* _Task statement_
Each line below must be set down exactly; omit any image you find.
--- BEGIN ---
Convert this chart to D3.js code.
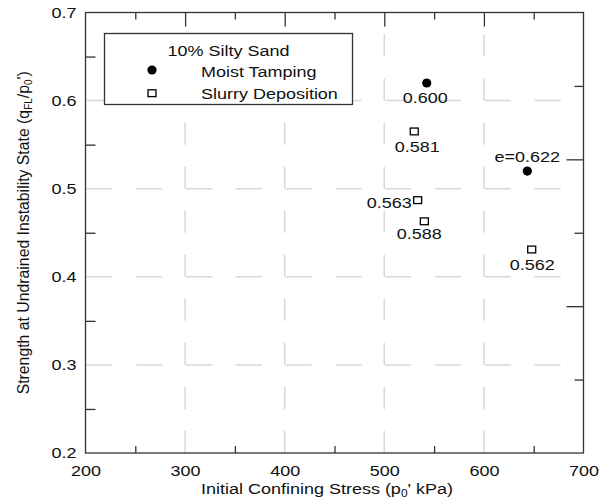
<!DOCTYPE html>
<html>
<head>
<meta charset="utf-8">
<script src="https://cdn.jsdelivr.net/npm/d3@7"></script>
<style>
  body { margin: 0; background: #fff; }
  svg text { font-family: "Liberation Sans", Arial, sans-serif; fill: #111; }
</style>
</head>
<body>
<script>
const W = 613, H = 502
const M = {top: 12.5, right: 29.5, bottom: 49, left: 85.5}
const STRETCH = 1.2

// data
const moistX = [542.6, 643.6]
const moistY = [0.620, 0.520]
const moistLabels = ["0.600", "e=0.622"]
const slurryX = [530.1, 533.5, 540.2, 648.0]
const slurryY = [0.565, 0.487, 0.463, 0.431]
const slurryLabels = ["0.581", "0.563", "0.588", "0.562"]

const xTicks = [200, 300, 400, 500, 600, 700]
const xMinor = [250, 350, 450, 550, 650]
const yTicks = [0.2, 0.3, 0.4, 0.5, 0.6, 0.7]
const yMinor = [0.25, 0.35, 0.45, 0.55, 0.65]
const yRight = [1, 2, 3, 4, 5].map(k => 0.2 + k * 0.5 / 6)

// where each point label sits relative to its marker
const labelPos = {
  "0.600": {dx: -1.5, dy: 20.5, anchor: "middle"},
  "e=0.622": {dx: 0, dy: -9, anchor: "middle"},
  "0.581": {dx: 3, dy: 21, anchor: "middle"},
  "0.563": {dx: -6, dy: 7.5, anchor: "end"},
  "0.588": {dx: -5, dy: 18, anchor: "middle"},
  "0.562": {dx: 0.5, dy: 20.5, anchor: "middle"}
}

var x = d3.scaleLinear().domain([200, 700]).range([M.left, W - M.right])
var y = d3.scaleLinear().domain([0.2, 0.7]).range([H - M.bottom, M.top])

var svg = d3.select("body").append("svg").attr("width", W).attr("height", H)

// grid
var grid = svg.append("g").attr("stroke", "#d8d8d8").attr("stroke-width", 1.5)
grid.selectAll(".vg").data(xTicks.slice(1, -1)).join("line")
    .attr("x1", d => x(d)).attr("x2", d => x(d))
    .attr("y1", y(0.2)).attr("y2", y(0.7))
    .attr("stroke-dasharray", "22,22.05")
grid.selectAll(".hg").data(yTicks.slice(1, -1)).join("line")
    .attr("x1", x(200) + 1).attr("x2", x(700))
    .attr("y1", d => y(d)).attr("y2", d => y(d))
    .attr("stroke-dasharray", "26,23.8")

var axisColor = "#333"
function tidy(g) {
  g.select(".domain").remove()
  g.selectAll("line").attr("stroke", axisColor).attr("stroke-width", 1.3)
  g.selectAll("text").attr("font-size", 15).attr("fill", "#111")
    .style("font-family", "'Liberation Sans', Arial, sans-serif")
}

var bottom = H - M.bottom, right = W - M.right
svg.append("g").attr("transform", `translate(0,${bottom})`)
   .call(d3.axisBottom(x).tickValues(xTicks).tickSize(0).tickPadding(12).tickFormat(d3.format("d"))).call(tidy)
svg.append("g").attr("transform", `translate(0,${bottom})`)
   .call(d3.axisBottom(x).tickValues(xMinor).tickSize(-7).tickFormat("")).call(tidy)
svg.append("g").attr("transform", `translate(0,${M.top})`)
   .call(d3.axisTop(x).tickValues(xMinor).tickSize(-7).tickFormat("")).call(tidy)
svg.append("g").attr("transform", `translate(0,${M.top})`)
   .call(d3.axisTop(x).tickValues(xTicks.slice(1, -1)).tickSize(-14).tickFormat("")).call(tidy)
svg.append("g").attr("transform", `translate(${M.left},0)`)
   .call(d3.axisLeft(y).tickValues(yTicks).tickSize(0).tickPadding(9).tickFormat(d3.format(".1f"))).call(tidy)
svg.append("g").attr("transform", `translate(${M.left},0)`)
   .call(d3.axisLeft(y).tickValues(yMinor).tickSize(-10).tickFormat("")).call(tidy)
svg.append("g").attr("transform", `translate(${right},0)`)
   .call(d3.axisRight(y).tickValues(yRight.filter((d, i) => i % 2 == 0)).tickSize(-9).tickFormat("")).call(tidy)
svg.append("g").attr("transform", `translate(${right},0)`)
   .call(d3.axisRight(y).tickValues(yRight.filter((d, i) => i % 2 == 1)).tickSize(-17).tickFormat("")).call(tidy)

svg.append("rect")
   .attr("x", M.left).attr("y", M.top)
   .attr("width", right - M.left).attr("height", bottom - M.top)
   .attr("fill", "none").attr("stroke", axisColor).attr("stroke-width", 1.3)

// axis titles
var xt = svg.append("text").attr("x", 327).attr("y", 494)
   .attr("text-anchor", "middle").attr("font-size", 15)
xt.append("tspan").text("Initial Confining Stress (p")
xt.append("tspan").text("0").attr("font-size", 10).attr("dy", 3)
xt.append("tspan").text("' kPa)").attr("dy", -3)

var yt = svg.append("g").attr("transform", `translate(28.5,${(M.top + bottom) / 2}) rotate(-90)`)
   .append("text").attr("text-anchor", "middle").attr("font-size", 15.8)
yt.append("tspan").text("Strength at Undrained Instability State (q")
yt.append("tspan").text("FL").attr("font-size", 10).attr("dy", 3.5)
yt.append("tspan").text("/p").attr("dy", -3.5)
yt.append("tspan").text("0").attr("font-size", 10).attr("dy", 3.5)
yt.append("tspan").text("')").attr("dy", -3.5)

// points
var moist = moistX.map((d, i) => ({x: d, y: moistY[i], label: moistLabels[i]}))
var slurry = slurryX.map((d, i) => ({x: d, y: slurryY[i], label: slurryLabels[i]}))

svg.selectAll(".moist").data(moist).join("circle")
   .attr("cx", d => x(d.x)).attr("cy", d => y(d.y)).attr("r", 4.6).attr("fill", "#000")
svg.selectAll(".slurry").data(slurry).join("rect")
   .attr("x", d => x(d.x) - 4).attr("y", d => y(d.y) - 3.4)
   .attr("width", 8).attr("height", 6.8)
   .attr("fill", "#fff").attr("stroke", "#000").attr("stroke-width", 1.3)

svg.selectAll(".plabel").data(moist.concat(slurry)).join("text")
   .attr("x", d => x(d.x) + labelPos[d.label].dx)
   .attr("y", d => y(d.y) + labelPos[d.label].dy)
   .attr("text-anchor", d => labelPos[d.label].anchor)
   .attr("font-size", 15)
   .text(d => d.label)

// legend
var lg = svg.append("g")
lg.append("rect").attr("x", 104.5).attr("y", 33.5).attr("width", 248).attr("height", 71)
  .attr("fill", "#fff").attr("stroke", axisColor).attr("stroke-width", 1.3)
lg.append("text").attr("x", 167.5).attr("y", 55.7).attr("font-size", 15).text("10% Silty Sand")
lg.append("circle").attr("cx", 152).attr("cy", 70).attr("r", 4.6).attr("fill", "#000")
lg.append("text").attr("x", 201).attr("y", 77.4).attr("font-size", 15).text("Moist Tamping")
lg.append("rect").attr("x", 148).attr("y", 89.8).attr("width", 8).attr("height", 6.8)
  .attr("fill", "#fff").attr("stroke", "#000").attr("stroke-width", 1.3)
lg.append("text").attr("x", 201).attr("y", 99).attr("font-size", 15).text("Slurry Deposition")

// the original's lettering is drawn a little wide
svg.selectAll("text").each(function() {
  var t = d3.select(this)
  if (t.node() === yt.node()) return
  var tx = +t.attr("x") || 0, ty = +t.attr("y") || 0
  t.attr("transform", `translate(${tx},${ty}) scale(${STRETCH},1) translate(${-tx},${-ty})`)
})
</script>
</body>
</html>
--- END ---
* _Exercise result_
Convert this chart to D3.js code.
<!DOCTYPE html>
<html>
<head>
<meta charset="utf-8">
<script src="https://cdn.jsdelivr.net/npm/d3@7"></script>
<style>
  body { margin: 0; background: #fff; }
  svg text { font-family: "Liberation Sans", Arial, sans-serif; fill: #111; }
</style>
</head>
<body>
<script>
const W = 613, H = 502
const M = {top: 12.5, right: 29.5, bottom: 49, left: 85.5}
const STRETCH = 1.2

// data
const moistX = [542.6, 643.6]
const moistY = [0.620, 0.520]
const moistLabels = ["0.600", "e=0.622"]
const slurryX = [530.1, 533.5, 540.2, 648.0]
const slurryY = [0.565, 0.487, 0.463, 0.431]
const slurryLabels = ["0.581", "0.563", "0.588", "0.562"]

const xTicks = [200, 300, 400, 500, 600, 700]
const xMinor = [250, 350, 450, 550, 650]
const yTicks = [0.2, 0.3, 0.4, 0.5, 0.6, 0.7]
const yMinor = [0.25, 0.35, 0.45, 0.55, 0.65]
const yRight = [1, 2, 3, 4, 5].map(k => 0.2 + k * 0.5 / 6)

// where each point label sits relative to its marker
const labelPos = {
  "0.600": {dx: -1.5, dy: 20.5, anchor: "middle"},
  "e=0.622": {dx: 0, dy: -9, anchor: "middle"},
  "0.581": {dx: 3, dy: 21, anchor: "middle"},
  "0.563": {dx: -6, dy: 7.5, anchor: "end"},
  "0.588": {dx: -5, dy: 18, anchor: "middle"},
  "0.562": {dx: 0.5, dy: 20.5, anchor: "middle"}
}

var x = d3.scaleLinear().domain([200, 700]).range([M.left, W - M.right])
var y = d3.scaleLinear().domain([0.2, 0.7]).range([H - M.bottom, M.top])

var svg = d3.select("body").append("svg").attr("width", W).attr("height", H)

// grid
var grid = svg.append("g").attr("stroke", "#d8d8d8").attr("stroke-width", 1.5)
grid.selectAll(".vg").data(xTicks.slice(1, -1)).join("line")
    .attr("x1", d => x(d)).attr("x2", d => x(d))
    .attr("y1", y(0.2)).attr("y2", y(0.7))
    .attr("stroke-dasharray", "22,22.05")
grid.selectAll(".hg").data(yTicks.slice(1, -1)).join("line")
    .attr("x1", x(200) + 1).attr("x2", x(700))
    .attr("y1", d => y(d)).attr("y2", d => y(d))
    .attr("stroke-dasharray", "26,23.8")

var axisColor = "#333"
function tidy(g) {
  g.select(".domain").remove()
  g.selectAll("line").attr("stroke", axisColor).attr("stroke-width", 1.3)
  g.selectAll("text").attr("font-size", 15).attr("fill", "#111")
    .style("font-family", "'Liberation Sans', Arial, sans-serif")
}

var bottom = H - M.bottom, right = W - M.right
svg.append("g").attr("transform", `translate(0,${bottom})`)
   .call(d3.axisBottom(x).tickValues(xTicks).tickSize(0).tickPadding(12).tickFormat(d3.format("d"))).call(tidy)
svg.append("g").attr("transform", `translate(0,${bottom})`)
   .call(d3.axisBottom(x).tickValues(xMinor).tickSize(-7).tickFormat("")).call(tidy)
svg.append("g").attr("transform", `translate(0,${M.top})`)
   .call(d3.axisTop(x).tickValues(xMinor).tickSize(-7).tickFormat("")).call(tidy)
svg.append("g").attr("transform", `translate(0,${M.top})`)
   .call(d3.axisTop(x).tickValues(xTicks.slice(1, -1)).tickSize(-14).tickFormat("")).call(tidy)
svg.append("g").attr("transform", `translate(${M.left},0)`)
   .call(d3.axisLeft(y).tickValues(yTicks).tickSize(0).tickPadding(9).tickFormat(d3.format(".1f"))).call(tidy)
svg.append("g").attr("transform", `translate(${M.left},0)`)
   .call(d3.axisLeft(y).tickValues(yMinor).tickSize(-10).tickFormat("")).call(tidy)
svg.append("g").attr("transform", `translate(${right},0)`)
   .call(d3.axisRight(y).tickValues(yRight.filter((d, i) => i % 2 == 0)).tickSize(-9).tickFormat("")).call(tidy)
svg.append("g").attr("transform", `translate(${right},0)`)
   .call(d3.axisRight(y).tickValues(yRight.filter((d, i) => i % 2 == 1)).tickSize(-17).tickFormat("")).call(tidy)

svg.append("rect")
   .attr("x", M.left).attr("y", M.top)
   .attr("width", right - M.left).attr("height", bottom - M.top)
   .attr("fill", "none").attr("stroke", axisColor).attr("stroke-width", 1.3)

// axis titles
var xt = svg.append("text").attr("x", 327).attr("y", 494)
   .attr("text-anchor", "middle").attr("font-size", 15)
xt.append("tspan").text("Initial Confining Stress (p")
xt.append("tspan").text("0").attr("font-size", 10).attr("dy", 3)
xt.append("tspan").text("' kPa)").attr("dy", -3)

var yt = svg.append("g").attr("transform", `translate(28.5,${(M.top + bottom) / 2}) rotate(-90)`)
   .append("text").attr("text-anchor", "middle").attr("font-size", 15.8)
yt.append("tspan").text("Strength at Undrained Instability State (q")
yt.append("tspan").text("FL").attr("font-size", 10).attr("dy", 3.5)
yt.append("tspan").text("/p").attr("dy", -3.5)
yt.append("tspan").text("0").attr("font-size", 10).attr("dy", 3.5)
yt.append("tspan").text("')").attr("dy", -3.5)

// points
var moist = moistX.map((d, i) => ({x: d, y: moistY[i], label: moistLabels[i]}))
var slurry = slurryX.map((d, i) => ({x: d, y: slurryY[i], label: slurryLabels[i]}))

svg.selectAll(".moist").data(moist).join("circle")
   .attr("cx", d => x(d.x)).attr("cy", d => y(d.y)).attr("r", 4.6).attr("fill", "#000")
svg.selectAll(".slurry").data(slurry).join("rect")
   .attr("x", d => x(d.x) - 4).attr("y", d => y(d.y) - 3.4)
   .attr("width", 8).attr("height", 6.8)
   .attr("fill", "#fff").attr("stroke", "#000").attr("stroke-width", 1.3)

svg.selectAll(".plabel").data(moist.concat(slurry)).join("text")
   .attr("x", d => x(d.x) + labelPos[d.label].dx)
   .attr("y", d => y(d.y) + labelPos[d.label].dy)
   .attr("text-anchor", d => labelPos[d.label].anchor)
   .attr("font-size", 15)
   .text(d => d.label)

// legend
var lg = svg.append("g")
lg.append("rect").attr("x", 104.5).attr("y", 33.5).attr("width", 248).attr("height", 71)
  .attr("fill", "#fff").attr("stroke", axisColor).attr("stroke-width", 1.3)
lg.append("text").attr("x", 167.5).attr("y", 55.7).attr("font-size", 15).text("10% Silty Sand")
lg.append("circle").attr("cx", 152).attr("cy", 70).attr("r", 4.6).attr("fill", "#000")
lg.append("text").attr("x", 201).attr("y", 77.4).attr("font-size", 15).text("Moist Tamping")
lg.append("rect").attr("x", 148).attr("y", 89.8).attr("width", 8).attr("height", 6.8)
  .attr("fill", "#fff").attr("stroke", "#000").attr("stroke-width", 1.3)
lg.append("text").attr("x", 201).attr("y", 99).attr("font-size", 15).text("Slurry Deposition")

// the original's lettering is drawn a little wide
svg.selectAll("text").each(function() {
  var t = d3.select(this)
  if (t.node() === yt.node()) return
  var tx = +t.attr("x") || 0, ty = +t.attr("y") || 0
  t.attr("transform", `translate(${tx},${ty}) scale(${STRETCH},1) translate(${-tx},${-ty})`)
})
</script>
</body>
</html>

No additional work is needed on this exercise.